RECORDS FOR THIS EXERCISE:
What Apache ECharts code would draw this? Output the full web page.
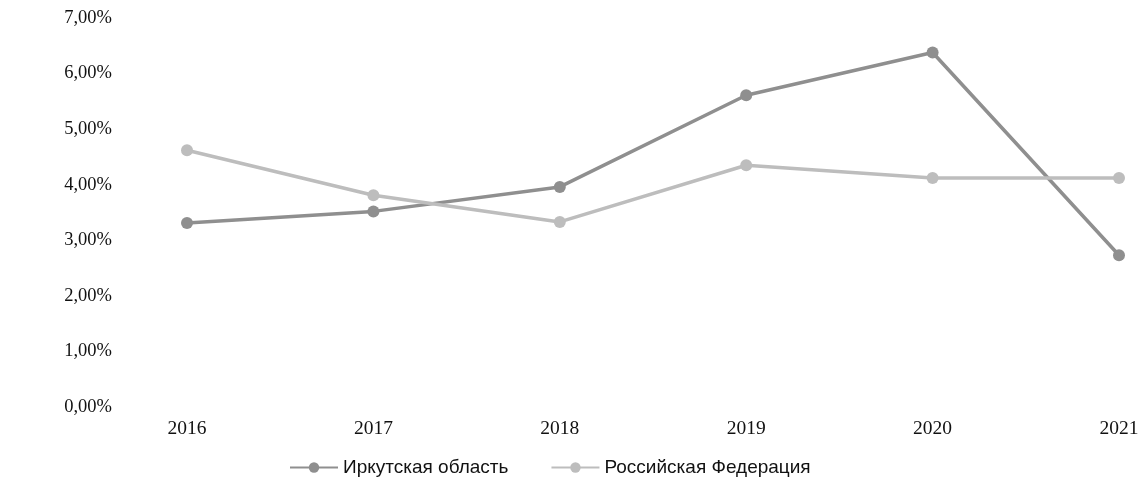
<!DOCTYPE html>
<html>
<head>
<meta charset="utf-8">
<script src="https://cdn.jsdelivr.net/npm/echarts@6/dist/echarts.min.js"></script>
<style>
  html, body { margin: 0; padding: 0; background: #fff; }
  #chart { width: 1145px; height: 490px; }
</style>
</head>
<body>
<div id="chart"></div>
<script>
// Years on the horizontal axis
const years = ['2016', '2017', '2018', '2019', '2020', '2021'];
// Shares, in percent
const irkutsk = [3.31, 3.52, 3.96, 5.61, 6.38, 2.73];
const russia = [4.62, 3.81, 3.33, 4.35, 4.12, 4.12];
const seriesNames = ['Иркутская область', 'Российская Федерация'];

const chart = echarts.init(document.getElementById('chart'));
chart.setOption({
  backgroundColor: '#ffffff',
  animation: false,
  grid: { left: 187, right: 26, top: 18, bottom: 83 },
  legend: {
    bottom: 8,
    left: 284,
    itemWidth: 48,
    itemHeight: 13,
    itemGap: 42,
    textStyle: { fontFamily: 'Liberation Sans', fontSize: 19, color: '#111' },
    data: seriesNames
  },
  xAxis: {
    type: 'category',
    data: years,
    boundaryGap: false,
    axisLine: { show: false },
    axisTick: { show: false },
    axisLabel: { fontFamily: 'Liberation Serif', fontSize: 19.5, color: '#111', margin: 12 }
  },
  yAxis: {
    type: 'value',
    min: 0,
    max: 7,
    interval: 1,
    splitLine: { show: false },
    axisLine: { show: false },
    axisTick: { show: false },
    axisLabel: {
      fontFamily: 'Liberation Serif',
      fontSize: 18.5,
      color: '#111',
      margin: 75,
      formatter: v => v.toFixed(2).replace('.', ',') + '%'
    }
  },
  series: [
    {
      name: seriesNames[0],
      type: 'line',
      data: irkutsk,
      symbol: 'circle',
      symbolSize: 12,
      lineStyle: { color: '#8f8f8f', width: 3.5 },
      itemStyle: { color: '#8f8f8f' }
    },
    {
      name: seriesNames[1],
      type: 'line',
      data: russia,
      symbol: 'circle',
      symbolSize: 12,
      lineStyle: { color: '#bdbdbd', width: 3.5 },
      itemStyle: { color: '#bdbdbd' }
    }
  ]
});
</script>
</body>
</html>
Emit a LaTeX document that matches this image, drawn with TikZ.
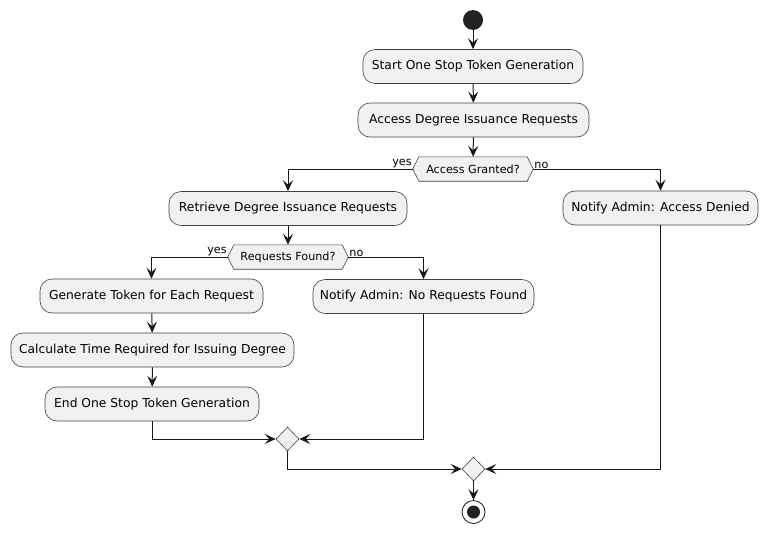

WRITTEN INSTRUCTION: Return the records exactly. Don't carry the pictures over.

RESPONSE BELOW:
What Apache ECharts code would draw this? Output the full web page.
<!DOCTYPE html>
<html>
<head>
<meta charset="utf-8">
<script src="https://cdn.jsdelivr.net/npm/echarts@6/dist/echarts.min.js"></script>
<style>
  html, body { margin: 0; padding: 0; background: #fff; }
  #chart { width: 1145px; height: 490px; }
</style>
</head>
<body>
<div id="chart"></div>
<script>
// Years on the horizontal axis
const years = ['2016', '2017', '2018', '2019', '2020', '2021'];
// Shares, in percent
const irkutsk = [3.31, 3.52, 3.96, 5.61, 6.38, 2.73];
const russia = [4.62, 3.81, 3.33, 4.35, 4.12, 4.12];
const seriesNames = ['Иркутская область', 'Российская Федерация'];

const chart = echarts.init(document.getElementById('chart'));
chart.setOption({
  backgroundColor: '#ffffff',
  animation: false,
  grid: { left: 187, right: 26, top: 18, bottom: 83 },
  legend: {
    bottom: 8,
    left: 284,
    itemWidth: 48,
    itemHeight: 13,
    itemGap: 42,
    textStyle: { fontFamily: 'Liberation Sans', fontSize: 19, color: '#111' },
    data: seriesNames
  },
  xAxis: {
    type: 'category',
    data: years,
    boundaryGap: false,
    axisLine: { show: false },
    axisTick: { show: false },
    axisLabel: { fontFamily: 'Liberation Serif', fontSize: 19.5, color: '#111', margin: 12 }
  },
  yAxis: {
    type: 'value',
    min: 0,
    max: 7,
    interval: 1,
    splitLine: { show: false },
    axisLine: { show: false },
    axisTick: { show: false },
    axisLabel: {
      fontFamily: 'Liberation Serif',
      fontSize: 18.5,
      color: '#111',
      margin: 75,
      formatter: v => v.toFixed(2).replace('.', ',') + '%'
    }
  },
  series: [
    {
      name: seriesNames[0],
      type: 'line',
      data: irkutsk,
      symbol: 'circle',
      symbolSize: 12,
      lineStyle: { color: '#8f8f8f', width: 3.5 },
      itemStyle: { color: '#8f8f8f' }
    },
    {
      name: seriesNames[1],
      type: 'line',
      data: russia,
      symbol: 'circle',
      symbolSize: 12,
      lineStyle: { color: '#bdbdbd', width: 3.5 },
      itemStyle: { color: '#bdbdbd' }
    }
  ]
});
</script>
</body>
</html>
Emit a LaTeX document that matches this image, drawn with TikZ.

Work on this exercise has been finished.